Gibson concludes his column with the first tangible indication that maybe, just maybe, the somnolent local Democratic establishment finally has noticed the low hanging fruit of an emerging campaign issue: No Tolls.

I will reiterate that while tolls stand to be devastating to Southern Indiana small business, "no tolls" as political phraseology means less than nothing if it does not bring the listener into the tent for a broader discussion of the inexcusably massive boondoggle of the ORBP, a chat which must include straight talk about innovative 21st-century mass transportation solutions, not the planned obsolescence of 20th-century initiatives to reinforce automotive-fueled sprawl, ones that possess all the vision and deftness of Stalinist dam-building projects, even if they generate lucrative pork for the members of 1SI’s non-transparent public policy committee.

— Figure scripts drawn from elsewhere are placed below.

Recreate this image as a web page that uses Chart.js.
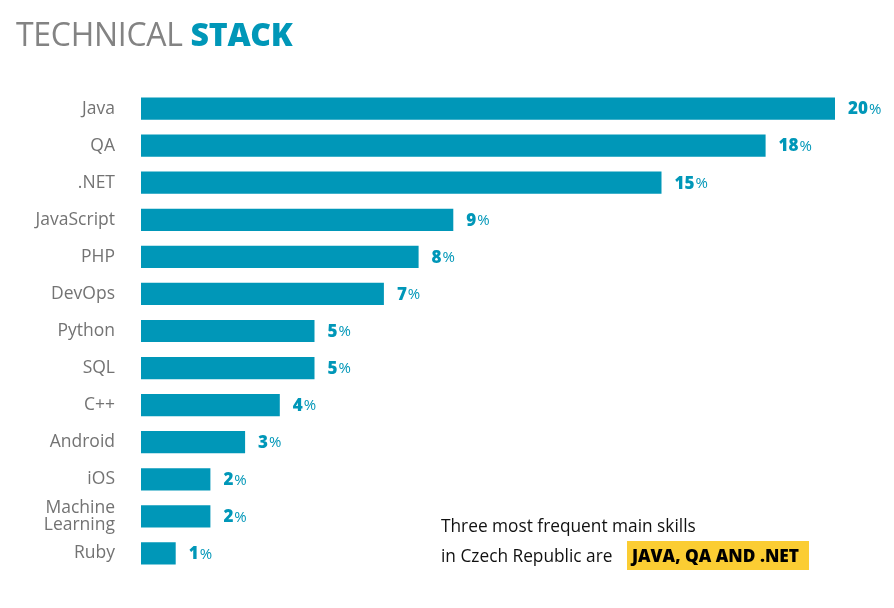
<!DOCTYPE html>
<html>
<head>
<meta charset="utf-8">
<script src="https://cdn.jsdelivr.net/npm/chart.js@4"></script>
<style>
  html, body { margin: 0; padding: 0; background: #fff; }
  #wrap { position: relative; width: 894px; height: 608px; font-family: "Open Sans", sans-serif; }
  #title { position: absolute; left: 16px; top: 12px; font-size: 32px; color: #838383; letter-spacing: -0.3px; }
  #title b { color: #0097b8; font-weight: 800; }
  #note { position: absolute; left: 441px; top: 511px; font-size: 17.3px; color: #111; line-height: 30px; }
  #note span { background: #fbcd33; font-weight: 800; padding: 3px 10px 3px 5px; margin-left: 10px; color: #000; }
  #box { position: absolute; left: 0; top: 0; width: 894px; height: 608px; }
</style>
</head>
<body>
<div id="wrap">
  <div id="box"><canvas id="techChart"></canvas></div>
  <div id="title">TECHNICAL <b>STACK</b></div>
  <div id="note">Three most frequent main skills<br>in Czech Republic are <span>JAVA, QA AND .NET</span></div>
</div>
<script>
const skills = ['Java', 'QA', '.NET', 'JavaScript', 'PHP', 'DevOps', 'Python', 'SQL', 'C++', 'Android', 'iOS', ['Machine', 'Learning'], 'Ruby'];
const shares = [20, 18, 15, 9, 8, 7, 5, 5, 4, 3, 2, 2, 1];

const blue = '#0097b8';

// number in bold + thin "%" after each bar
const valueLabels = {
    id: 'valueLabels',
    afterDatasetsDraw(chart) {
        const ctx = chart.ctx;
        const meta = chart.getDatasetMeta(0);
        ctx.save();
        ctx.textBaseline = 'middle';
        ctx.fillStyle = blue;
        meta.data.forEach((bar, i) => {
            const num = String(chart.data.datasets[0].data[i]);
            let x = bar.x + 13;
            const y = bar.y + 1;
            ctx.font = '800 17px "Open Sans"';
            ctx.fillText(num, x, y);
            x += ctx.measureText(num).width + 1;
            ctx.font = '400 15px "Open Sans"';
            ctx.fillText('%', x, y);
        });
        ctx.restore();
    }
};

const ctx = document.getElementById('techChart');

const techData = {
    labels: skills,
    datasets: [{
        data: shares,
        backgroundColor: blue,
        borderWidth: 0,
        barPercentage: 0.6,
        categoryPercentage: 1
    }]
};

const techConfig = {
    type: 'bar',
    data: techData,
    plugins: [valueLabels],
    options: {
        indexAxis: 'y',
        responsive: true,
        maintainAspectRatio: false,
        animation: false,
        layout: {
            padding: { top: 90, bottom: 36, right: 59, left: 0 }
        },
        scales: {
            x: {
                display: false,
                min: 0,
                max: 20
            },
            y: {
                grid: { display: false },
                border: { display: false },
                afterFit: (axis) => { axis.width = 141; },
                ticks: {
                    autoSkip: false,
                    padding: 18,
                    color: '#737373',
                    font: { family: 'Open Sans', size: 17.5, lineHeight: 0.98 }
                }
            }
        },
        plugins: {
            legend: { display: false },
            tooltip: { enabled: false }
        }
    }
};

const techChart = new Chart(ctx, techConfig);
</script>
</body>
</html>
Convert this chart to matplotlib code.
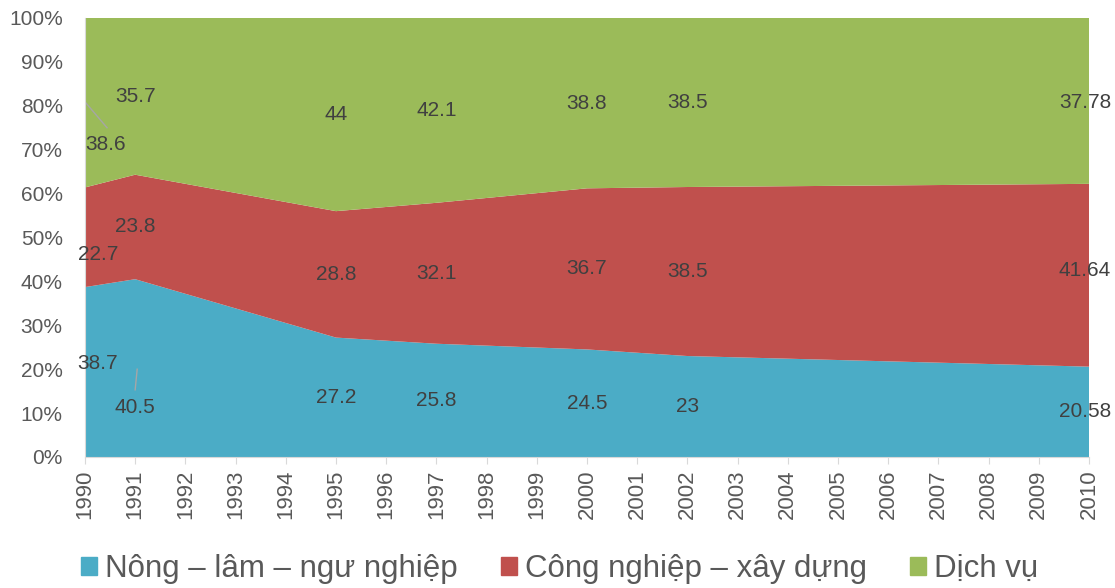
import matplotlib
matplotlib.use("Agg")
import matplotlib.pyplot as plt
from matplotlib.patches import Patch
import numpy as np

plt.rcParams['font.family'] = ['Liberation Sans', 'DejaVu Sans']

years = [1990, 1991, 1995, 1997, 2000, 2002, 2010]
nong_lam = [38.7, 40.5, 27.2, 25.8, 24.5, 23, 20.58]
cong_nghiep = [22.7, 23.8, 28.8, 32.1, 36.7, 38.5, 41.64]
dich_vu = [38.6, 35.7, 44, 42.1, 38.8, 38.5, 37.78]
series_names = ['Nông – lâm – ngư nghiệp', 'Công nghiệp – xây dựng', 'Dịch vụ']
all_years = list(range(1990, 2011))

colors = ['#4BACC6', '#C0504D', '#9BBB59']
TICK_GRAY = '#595959'
LABEL_DARK = '#404040'

# manual label nudges (dx in years, dy in percent), like the hand-moved labels in excel
label_nudge = {
    (0, 1990): (0.26, 1.9),
    (1, 1990): (0.26, -4.0),
    (2, 1990): (0.42, -9.6),
    (0, 1991): (0.0, -9.0),
    (0, 2010): (-0.08, 0.0),
    (1, 2010): (-0.08, 1.0),
    (2, 2010): (-0.08, -0.4),
}

fig = plt.figure(figsize=(11.15, 5.88), dpi=100)
ax = fig.add_axes([0.0762, 0.2228, 0.9005, 0.7466])

data = np.array([nong_lam, cong_nghiep, dich_vu])
totals = data.sum(axis=0)
pct = data / totals * 100
ax.stackplot(years, pct, colors=colors, linewidth=0)

ax.set_xlim(1990, 2010)
ax.set_ylim(0, 100)
ax.set_xticks(all_years)
ax.set_xticklabels([str(y) for y in all_years], rotation=90)
ax.set_yticks(range(0, 101, 10))
ax.set_yticklabels(['{}%'.format(v) for v in range(0, 101, 10)])
ax.tick_params(axis='both', labelcolor=TICK_GRAY, colors='#D9D9D9')
ax.tick_params(axis='x', length=5, pad=4, labelsize=16)
ax.tick_params(axis='y', length=0, pad=16, labelsize=15)
for s in ['top', 'right']:
    ax.spines[s].set_visible(False)
ax.spines['bottom'].set_color('#D9D9D9')
ax.spines['left'].set_color('#D9D9D9')

# data labels, centered in each band
bottoms = np.vstack([np.zeros(len(years)), np.cumsum(pct, axis=0)[:-1]])
for si in range(3):
    for j, yr in enumerate(years):
        dx, dy = label_nudge.get((si, yr), (0.0, 0.0))
        yc = bottoms[si, j] + pct[si, j] / 2 + dy
        ax.text(yr + dx, yc, '{:g}'.format(data[si, j]), ha='center', va='center',
                fontsize=15, color=LABEL_DARK, clip_on=False)

# leader lines for the moved labels
ax.plot([1990.0, 1990.44], [80.9, 75.0], color='#A6A6A6', lw=1)
ax.plot([1991.04, 1991.0], [20.0, 15.3], color='#A6A6A6', lw=1)

handles = [Patch(color=c) for c in colors]
fig.legend(handles, series_names, loc='center', bbox_to_anchor=(0.502, 0.032), ncol=3,
           frameon=False, fontsize=22.5, handlelength=0.5, handleheight=0.5,
           handletextpad=0.25, columnspacing=1.4, labelcolor=TICK_GRAY)

fig.savefig('out.png', dpi=100)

GIBSON: Time to get to work on a new IUS facility

... Only when people don't get what they want do they say it is “all or nothing.” Why is that the case? In the end, tolls are not good for the majority of citizens or businesses in Floyd County and New Albany.

2 comments:

G Coyle said...

Look deeply citizens into the pork barrel abyss for the creation of a semi=autonomous "tolling authority". There is so much political patronage to throw around in a giant transportation boondoggle like the 3 bridges project it can make career politicians of soo many unemployed civil servants. In that sense it does address the long-term employment prospects of politicians and their friends.

It's good for construction trades...wait, is road building and it's political "management" the only thing our region can do at this point in history?

Said staring daily at all the rail lines and street car lines snaking through our oil patch.

Jeff Gillenwater said...

I'd settle for innovative 19th-century mass transit solutions, from back when those construction "leaders" used to build transit lines themselves because they well understood the development benefits.

But why do that, when under a sham of conservatism and at the expense of less choice for everyone else, the government will subsidize your personal desires?